Heavy play on MTV for their debut single “Dream” and the singles that followed helped bring the group to the attention of a mass audience.
The Cranberries’ 1993 debut album, Everybody Else Is Doing It, So Why Can’t We?, sold millions of copies and produced the hit single “Linger”. The follow-up, No Need to Argue, sold in even greater numbers and contained “Zombie”, a visceral howl against Northern Ireland’s violent Troubles that topped singles charts in several countries.
O’Riordan told Rolling Stone in 1995 that she sang from a young age.

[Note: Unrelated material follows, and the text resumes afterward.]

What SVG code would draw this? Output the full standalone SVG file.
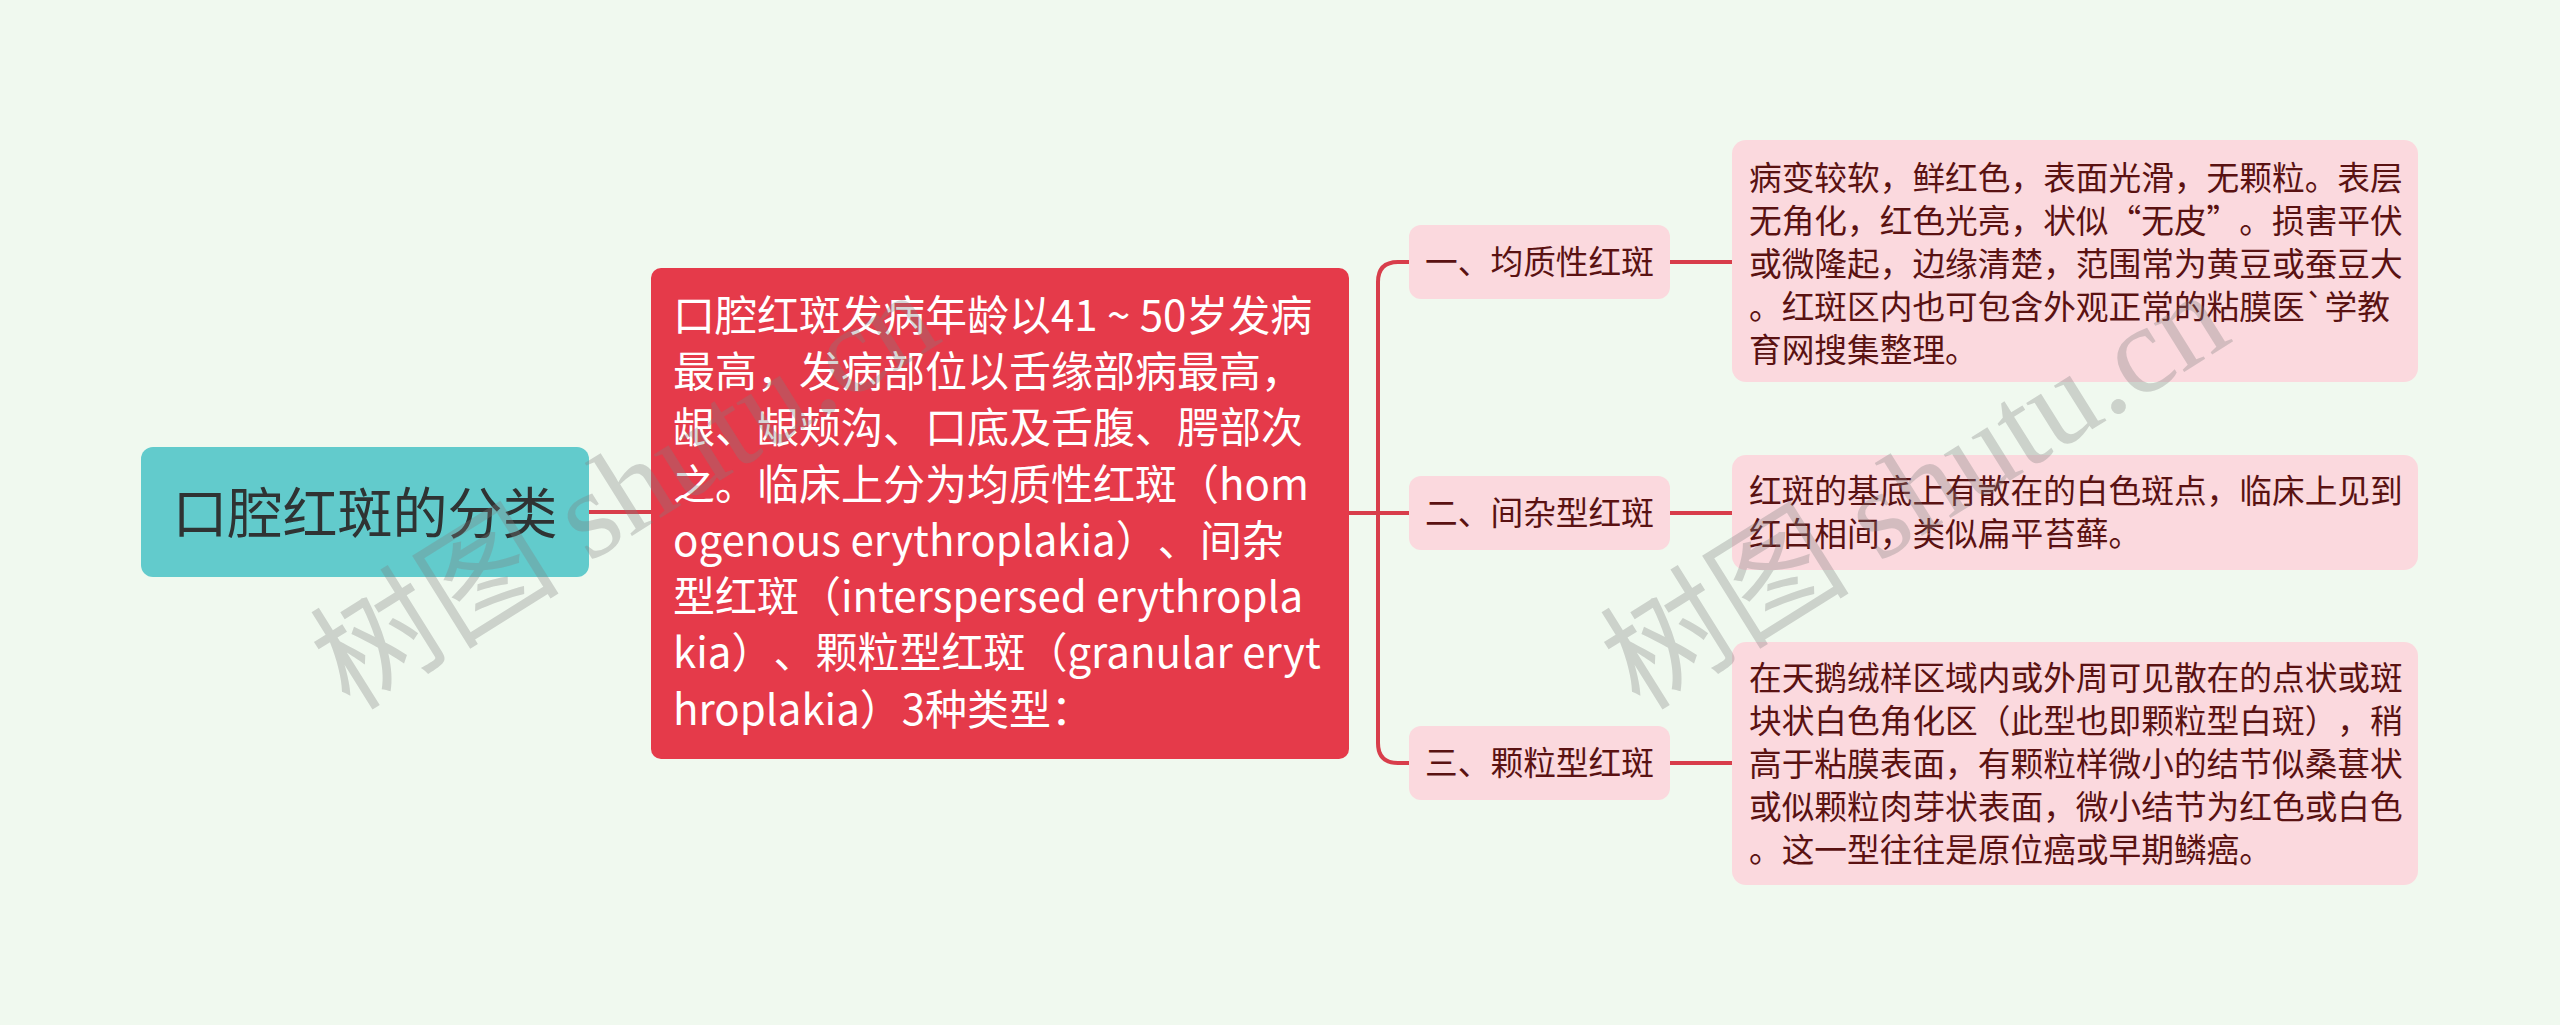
<svg xmlns="http://www.w3.org/2000/svg" width="2560" height="1025" viewBox="0 0 2560 1025">
<style>
  text { text-spacing-trim: space-all; }
  .bg { fill: #f0f9ef; }
  .conn { fill: none; stroke: #d83e4b; stroke-width: 4; stroke-linecap: butt; }
  .root-box { fill: #62cbcc; }
  .root-txt { font-family: "Noto Sans CJK SC", "Noto Sans", sans-serif; font-size: 55px; fill: #2f3333; }
  .main-box { fill: #e53a4a; }
  .main-txt { font-family: "Noto Sans CJK SC", "Noto Sans", sans-serif; font-size: 42px; fill: #ffffff; }
  .lbl-box { fill: #fbd9de; }
  .lbl-txt { font-family: "Noto Sans CJK SC", "Noto Sans", sans-serif; font-size: 32.7px; fill: #5a1212; }
  .leaf-txt { font-family: "Noto Sans CJK SC", "Noto Sans", sans-serif; font-size: 32.7px; fill: #5a1212; }
  .wm { font-family: "Liberation Serif", "Noto Sans CJK SC", serif; font-size: 125px; fill: #808080; fill-opacity: 0.32; }
</style>
<rect class="bg" x="0" y="0" width="2560" height="1025"/>

<g id="connectors">
  <path class="conn" d="M589,512 H651"/>
  <path class="conn" d="M1349,513 H1409"/>
  <path class="conn" d="M1409,262 H1398 Q1378,262 1378,282 V743 Q1378,763 1398,763 H1409"/>
  <path class="conn" d="M1670,262 H1732"/>
  <path class="conn" d="M1670,513 H1732"/>
  <path class="conn" d="M1670,763 H1732"/>
</g>

<g id="root">
  <rect class="root-box" x="141" y="447" width="448" height="130" rx="12"/>
  <text class="root-txt" x="365" y="533" text-anchor="middle">口腔红斑的分类</text>
</g>

<g id="main">
  <rect class="main-box" x="651" y="268" width="698" height="491" rx="10"/>
  <text class="main-txt">
    <tspan x="673" y="331">口腔红斑发病年龄以41 ~ 50岁发病</tspan>
    <tspan x="673" y="387">最高，发病部位以舌缘部病最高，</tspan>
    <tspan x="673" y="443">龈、龈颊沟、口底及舌腹、腭部次</tspan>
    <tspan x="673" y="500">之。临床上分为均质性红斑（hom</tspan>
    <tspan x="673" y="556">ogenous erythroplakia）、间杂</tspan>
    <tspan x="673" y="612">型红斑（interspersed erythropla</tspan>
    <tspan x="673" y="668">kia）、颗粒型红斑（granular eryt</tspan>
    <tspan x="673" y="725">hroplakia）3种类型：</tspan>
  </text>
</g>

<g id="label1">
  <rect class="lbl-box" x="1409" y="225" width="261" height="74" rx="12"/>
  <text class="lbl-txt" x="1539.5" y="274" text-anchor="middle">一、均质性红斑</text>
</g>
<g id="label2">
  <rect class="lbl-box" x="1409" y="476" width="261" height="74" rx="12"/>
  <text class="lbl-txt" x="1539.5" y="525" text-anchor="middle">二、间杂型红斑</text>
</g>
<g id="label3">
  <rect class="lbl-box" x="1409" y="726" width="261" height="74" rx="12"/>
  <text class="lbl-txt" x="1539.5" y="775" text-anchor="middle">三、颗粒型红斑</text>
</g>

<g id="leaf1">
  <rect class="lbl-box" x="1732" y="140" width="686" height="242" rx="14"/>
  <text class="leaf-txt">
    <tspan x="1749" y="190">病变较软，鲜红色，表面光滑，无颗粒。表层</tspan>
    <tspan x="1749" y="233">无角化，红色光亮，状似“无皮”。损害平伏</tspan>
    <tspan x="1749" y="276">或微隆起，边缘清楚，范围常为黄豆或蚕豆大</tspan>
    <tspan x="1749" y="319">。红斑区内也可包含外观正常的粘膜医`学教</tspan>
    <tspan x="1749" y="362">育网搜集整理。</tspan>
  </text>
</g>
<g id="leaf2">
  <rect class="lbl-box" x="1732" y="455" width="686" height="115" rx="14"/>
  <text class="leaf-txt">
    <tspan x="1749" y="503">红斑的基底上有散在的白色斑点，临床上见到</tspan>
    <tspan x="1749" y="546">红白相间，类似扁平苔藓。</tspan>
  </text>
</g>
<g id="leaf3">
  <rect class="lbl-box" x="1732" y="642" width="686" height="243" rx="14"/>
  <text class="leaf-txt">
    <tspan x="1749" y="690">在天鹅绒样区域内或外周可见散在的点状或斑</tspan>
    <tspan x="1749" y="733">块状白色角化区（此型也即颗粒型白斑），稍</tspan>
    <tspan x="1749" y="776">高于粘膜表面，有颗粒样微小的结节似桑葚状</tspan>
    <tspan x="1749" y="819">或似颗粒肉芽状表面，微小结节为红色或白色</tspan>
    <tspan x="1749" y="862">。这一型往往是原位癌或早期鳞癌。</tspan>
  </text>
</g>

<g id="watermark">
  <text class="wm" transform="translate(350,712) rotate(-32)">树图 shutu.cn</text>
  <text class="wm" transform="translate(1640,712) rotate(-32)">树图 shutu.cn</text>
</g>
</svg>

“My mom always had a softer spot for boys, as a lot of Irish women do,” she said. “If you were a girl, you’d have to sing or wear a pretty dress. But boys could just sit there and be brilliant for sitting there and being boys.
“It makes you that little bit more forward. Pushy. I was singing, always.”
Irish Prime Minister, Leo Varadkar tweeted, on Monday that “for anyone who grew up in Ireland in the 1990s, Dolores O’Riordan was the voice of a generation. As the female lead singer of a hugely successful rock band, she blazed a trail and might just have been Limerick’s greatest ever rock star. RIP.”
The band released three more studio albums before splitting up in 2003. O’Riordan released a solo album, Are You Listening, in 2007, and another, No Baggage, in 2009.
The Cranberries also reunited that year, resulting in the album Roses in 2012.
We are crushed to hear the news about the passing of Dolores O’Riordan. Our thoughts go out to her family at this terrible time. https://t.co/6p20QD2Ii5 pic.twitter.com/vXscj0VGHS
— Duran Duran (@duranduran) January 15, 2018
For a time, O’Riordan was one of Ireland’s richest women, but she struggled with both physical and mental health problems.
The Cranberries released the acoustic album Something Else in 2017 and had been due to tour Europe and North America. The tour was cut short because O’Riordan was suffering from back problems.
On December 20, however, O’Riordan tweeted from the band’s official account, writing: “Hi All, Dolores here. Feeling good! I did my first bit of gigging in months at the weekend, performed a few songs at the Billboard annual staff holiday party in New York with the house band.
“Really enjoyed it! Happy Christmas to all our fans!! Xo”
In 2014, O’Riordan was accused of assaulting three police officers and a flight attendant during a flight from New York to Ireland. She pleaded guilty and was fined 6000 euros ($A9240).
Medical records given to the court indicated she was mentally ill at the time of the altercation. After her court hearing, O’Riordan urged other people suffering mental illness to seek help.
She told London’s Metro newspaper last year that she had been diagnosed with bipolar disorder, and she spoke to the Irish News about her battles with depression.
O’Riordan said depression “is one of the worst things to go through”. but that “I’ve also had a lot of joy in my life, especially with my children”.
“You get ups as well as downs. Sure, isn’t that what life’s all about?” she said.
O’Riordan is survived by her ex-husband, the former Duran Duran tour manager Don Burton, and their three children.